My mom tried to suggest something similar when my youngest sister was in elementary school (and schools have even ramped up fundraising since then, or so it seems), and got a similar reaction. She looked into it and found that she was one of TWO parents on the PTA who were from both-parents-working families, and that there were ZERO one-parent families represented. All this stuff was being doled out by people with WAY more spare time (and money, incidentally) than the average family at that school. I guess they were just incredulous that the average parent was not participating beyond the occasional cursory purchase of a frozen pizza, pie, etc... they imagined dutiful parents (mothers, in their minds) phoning up relatives and friends, getting them to purchase their wares.
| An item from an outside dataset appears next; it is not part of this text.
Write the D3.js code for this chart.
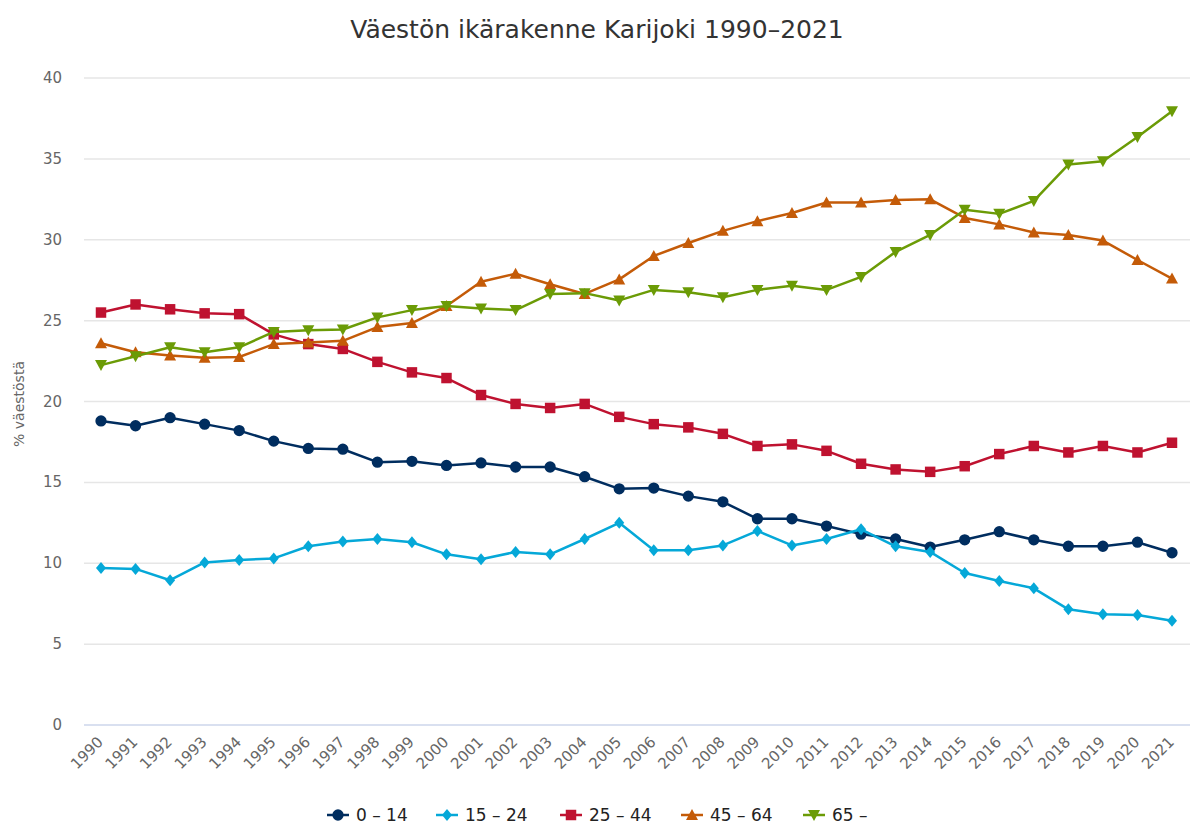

She had to explain that after a day of work, shuttling kids to various sports/activities, dinner, and homework, the last thing she (and my father, and us kids for that matter) wanted to do was phone her equally harried friends and peddle crap. One woman actually said, "Why not just do it during the day?" My mom, who actually worked at that school at that time, said "Well, if you'd rather I call my friends instead of working with your kids..." because it just never occurred to her that some people had to work during the day.

I really think some people just find these things enjoyable. I'm so happy that the school I work at doesn't do fundraisers beyond what the students choose to do themselves (they'll make pizzas and sell them, which is quite lucrative as there is no restaurant in the village, or occasionally make and sell beaded earrings or other crafts).
post #9 of 14
YES! I feel the same way. My kids have been in school for a couple of months after being homeschooled, and I'm already sick of all of the fundraising. I added up all of the fundraisers and other school costs for this month (April), and the total was over $200! Between mandatory "donations", raffle tickets, the school carnival, school T-shirts, school pictures, field trip fees, book orders and other donations, I feel so tapped out.
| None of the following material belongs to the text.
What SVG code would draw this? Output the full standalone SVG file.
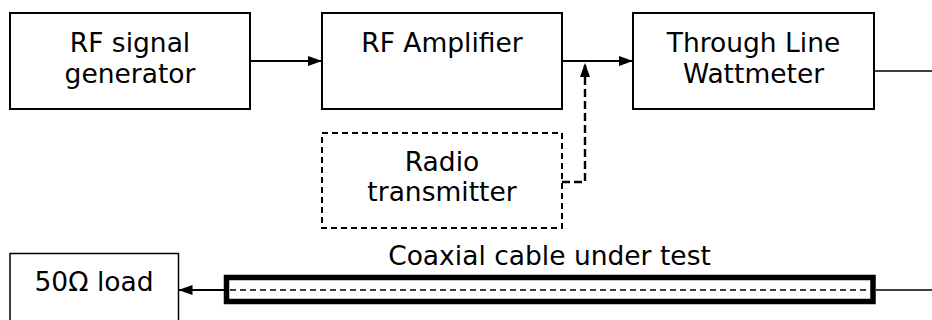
<svg xmlns="http://www.w3.org/2000/svg" width="932" height="320" viewBox="0 0 932 320">
<defs>
<style>
.box{fill:#fff;stroke:#000;stroke-width:2}
.dbox{fill:#fff;stroke:#000;stroke-width:2;stroke-dasharray:6,4}
text{font-family:"DejaVu Sans","Verdana",sans-serif;font-size:26.5px;fill:#000;text-anchor:middle}
.ln{fill:none;stroke:#000;stroke-width:2.2}
</style>
<marker id="ah" markerUnits="userSpaceOnUse" markerWidth="14" markerHeight="10" refX="14" refY="5" orient="auto">
<path d="M0,0 L14,5 L0,10 z" fill="#000"/>
</marker>
</defs>
<rect width="932" height="320" fill="#fff"/>
<g id="connectors">
<line class="ln" x1="250" y1="61" x2="322" y2="61" marker-end="url(#ah)"/>
<line class="ln" x1="562" y1="61" x2="633" y2="61" marker-end="url(#ah)"/>
<line x1="874" y1="71" x2="932" y2="71" stroke="#000" stroke-width="1.7"/>
<path d="M562,182 L585,182 L585,63" fill="none" stroke="#000" stroke-width="2.4" stroke-dasharray="8,4" marker-end="url(#ah)"/>
<line class="ln" x1="224" y1="290" x2="178.5" y2="290" marker-end="url(#ah)"/>
<line x1="876" y1="290" x2="932" y2="290" stroke="#000" stroke-width="1.5"/>
</g>
<g id="rf-signal-generator">
<rect class="box" x="10" y="13" width="240" height="96"/>
<text x="130" y="52">RF signal</text>
<text x="130" y="83">generator</text>
</g>
<g id="rf-amplifier">
<rect class="box" x="322" y="13" width="240" height="96"/>
<text x="442" y="52">RF Amplifier</text>
</g>
<g id="wattmeter">
<rect class="box" x="633" y="13" width="241" height="96"/>
<text x="753.5" y="52">Through Line</text>
<text x="753.5" y="83">Wattmeter</text>
</g>
<g id="radio-transmitter">
<rect class="dbox" x="322" y="133" width="240" height="95"/>
<text x="442" y="171">Radio</text>
<text x="442" y="201">transmitter</text>
</g>
<g id="load">
<rect x="10" y="253.5" width="168.5" height="80" fill="#fff" stroke="#000" stroke-width="1.5"/>
<text x="94" y="291">50Ω load</text>
</g>
<g id="coax">
<text x="549.5" y="265">Coaxial cable under test</text>
<rect x="226.5" y="277.5" width="646.5" height="24" fill="#fff" stroke="#000" stroke-width="5.5"/>
<line x1="230" y1="290" x2="870" y2="290" stroke="#000" stroke-width="1.5" stroke-dasharray="6,4"/>
</g>
</svg>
I hate feeling like the bad mom because I didn't budget $50 this month to buy school Tshirts and I definitely didn't budget $120 to buy mediocre picture packages. I feel like I'm letting my kids down. Under normal circumstances, I have no problem saying no to my kids when they ask for toys or other non-essentials. But with the school expenses, I'm constantly having to say no, and then my kids are missing out on things that their classmates have. I mean, how embarrassing for kids to have to bring their school pictures back to school and tell their teachers that their parents didn't want any pictures of them!

My kids' school doesn't have a PTA, but they do have a volunteers who coordinate events and fundraising. I've gone to meetings and some of the volunteers do strike me as the type of people who really enjoy organizing fundraisers and calling local businesses for donations and that sort of thing.
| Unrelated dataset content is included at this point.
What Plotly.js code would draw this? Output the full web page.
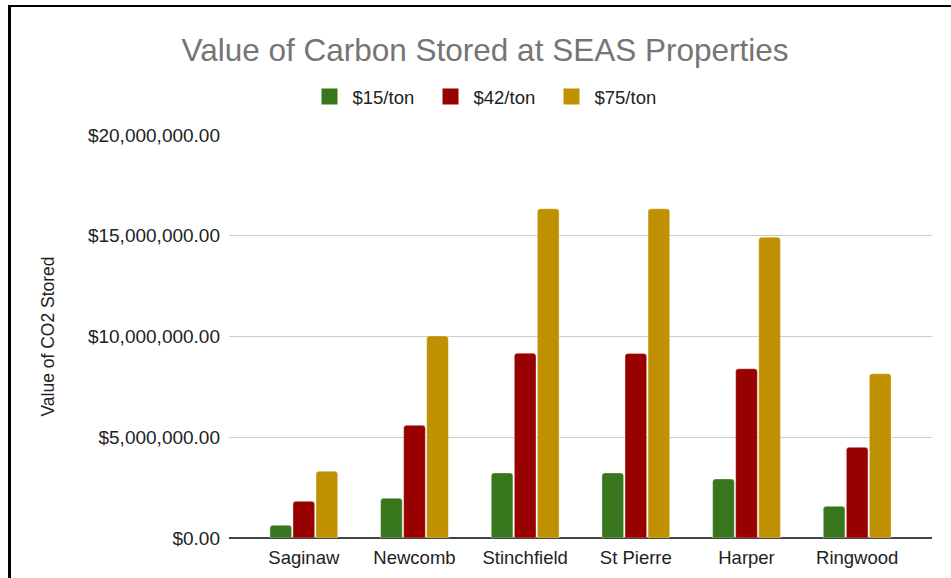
<!DOCTYPE html>
<html>
<head>
<meta charset="utf-8">
<script src="https://cdn.plot.ly/plotly-3.0.1.min.js"></script>
<style>
  html, body { margin: 0; padding: 0; background: #fff; }
  #wrap { position: relative; width: 951px; height: 578px; overflow: hidden; }
  #chart { width: 951px; height: 578px; }
  #frame { position: absolute; left: 8px; top: 5px; width: 960px; height: 600px;
           border-top: 2.5px solid #000; border-left: 3px solid #000; pointer-events: none; }
</style>
</head>
<body>
<div id="wrap">
  <div id="chart"></div>
  <div id="frame"></div>
</div>
<script>
const properties = ["Saginaw", "Newcomb", "Stinchfield", "St Pierre", "Harper", "Ringwood"];
const seriesNames = ["$15/ton", "$42/ton", "$75/ton"];
const value15 = [630000, 1970000, 3230000, 3230000, 2930000, 1570000];
const value42 = [1820000, 5590000, 9170000, 9160000, 8400000, 4500000];
const value75 = [3310000, 10030000, 16340000, 16340000, 14930000, 8150000];
const yTicks = [0, 5000000, 10000000, 15000000, 20000000];

const colors = ["#38761d", "#990000", "#bf9000"];
const seriesValues = [value15, value42, value75];

const font = "Arial, 'Liberation Sans', sans-serif";

const barTraces = seriesNames.map((name, i) => ({
  type: "bar",
  name: name,
  legendgroup: name,
  showlegend: false,
  x: properties,
  y: seriesValues[i],
  marker: { color: colors[i], line: { width: 0.6, color: "rgba(255,255,255,0.6)" } },
  hoverinfo: "x+y+name"
}));

// legend-only entries (larger square swatches like the original)
const legendTraces = seriesNames.map((name, i) => ({
  type: "scatter",
  mode: "markers",
  name: name,
  legendgroup: name,
  x: [null],
  y: [null],
  marker: { symbol: "square", size: 16, color: colors[i], line: { width: 0 } },
  hoverinfo: "skip"
}));

const layout = {
  width: 951,
  height: 578,
  margin: { l: 229, r: 19, t: 135, b: 40 },
  paper_bgcolor: "#ffffff",
  plot_bgcolor: "#ffffff",
  font: { family: font, color: "#222222", size: 18 },
  title: {
    text: "Value of Carbon Stored at SEAS Properties",
    font: { family: font, size: 31.5, color: "#757575" },
    xref: "container", x: 485 / 951, xanchor: "center",
    yref: "container", y: 1 - 50 / 578, yanchor: "middle"
  },
  showlegend: true,
  legend: {
    orientation: "h",
    xref: "container", x: 488 / 951, xanchor: "center",
    yref: "container", y: 1 - 97 / 578, yanchor: "middle",
    font: { family: font, size: 18.5, color: "#222222" },
    itemwidth: 36,
    entrywidth: 70,
    itemsizing: "trace",
    traceorder: "normal"
  },
  barmode: "group",
  bargap: 0.375,
  bargroupgap: 0.06,
  barcornerradius: 3,
  xaxis: {
    type: "category",
    range: [-0.676, 5.676],
    showgrid: false,
    showline: false,
    zeroline: false,
    ticks: "",
    tickfont: { family: font, size: 18.5, color: "#222222" },
    ticklabelstandoff: 6,
    fixedrange: true
  },
  yaxis: {
    range: [0, 20000000],
    tickvals: yTicks,
    tickformat: "$,.2f",
    showgrid: true,
    gridcolor: "#cccccc",
    gridwidth: 1,
    zeroline: true,
    zerolinecolor: "#444444",
    zerolinewidth: 1.5,
    showline: false,
    ticks: "",
    ticklabelstandoff: 8,
    tickfont: { family: font, size: 19, color: "#222222" },
    title: {
      text: "Value of CO2 Stored",
      font: { family: font, size: 17.5, color: "#222222" },
      standoff: 28
    },
    fixedrange: true
  }
};

Plotly.newPlot("chart", barTraces.concat(legendTraces), layout, { displayModeBar: false, staticPlot: true });
</script>
</body>
</html>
I think that next year I will write a check at the beginning of the year and be done with it. I'll also be sure to budget AT LEAST $50/ month towards school expenses (for field trips and material fees).
post #10 of 14
I realized a while ago that not everyone participates in these fundraisers. Some families don't participate in anything AT ALL--they don't even bring one box of Kleenex at the beginning of the year. That certainly gave me a different viewpoint with keeping up with each and every request. Now, I find out (ask) how much money is expected to be raised. I divide the total expected by the total number of families that could participate, and that is what we give/raise/buy. For things like photos and now Scholastic, the answer is just generally no.

Yes, it seems a bit stingy, but it does make decision-making very quick and easy, and also we don't have to give/raise/buy as much as I would naturally.
post #11 of 14
Oh my God, I know! DD's new school, thankfully, does not have much of that, but at her old one...oy, it was constant "Sell cookie dough!" "Sell cards!" "Buy pizza!" You end up feeling like a total ogre if you don't participate because you think that selling door-to-door is not fun.

(It felt good to get that out)
post #12 of 14
Thankfully our school avoids any crap sales that benefit corporations, but I have to say that people are generally pretty tight with handing over a check.

I am on the fundraising comittee for our school (and we have put together some fun community events) but when we tried a direct appeal so the few people who normally do the fundraising could take a break from it, it was a failure. The only folks who gave were the ones on the committee.

I am also a Girl Scout leader and I tell you- people sell that junk like crappy candy and cookies and magazine subscriptions no problem, but we asked for $10 in snack money from each parent and I think one parent has paid so far (this is money we ALREADY spent) and we have asked 3 times in about 6 weeks for it.

Sorry to hijack :

Fundraising is insane yet necessary. Programs do not run themselves.
post #13 of 14
We don't let it phase us at all. Just pick one or two that are the least objectionable and stick to them. No need to do them all.

Honestly, the Sally Foster wrapping paper thing goes straight to my recyclable bins.
post #14 of 14
I only had my kids in a public school one year. The year they were in public school there were tons of fundraisers. I didn't participate in them all. If it was a fundraiser where they were selling gift wrap paper or books then I simply wouldn't participate. I never did anything where it involved getting other people to buy stuff, even family. I didn't ask anyone. I would donate things like box tops since we ate from foods they were accepting box tops from. But I wouldn't go out of my way to spend money for things I don't want or need. Plus, being a homeschooler, now that I know how many tax dollars are put towards each child in a public school in most states ($5-$7K per child) I know that my tax money isn't being used wisely in the first place so I'm not giving them anymore.

If my kids come home with a Scholastic book order form and want books on the form then we go to Amazon or ebay and find comparable books or the same books much cheaper and buy them there and they end up getting the books sooner AND for less money.

I knew one woman some years ago that had a DD & DS in school and she went to the PTA and told them she was going to opt out and for them to never send any fundraising information home with either of her children ever again and they never did. This was back in the early 90's and I feel it was extreme but she got her point across. Those kids are both in their 20's now.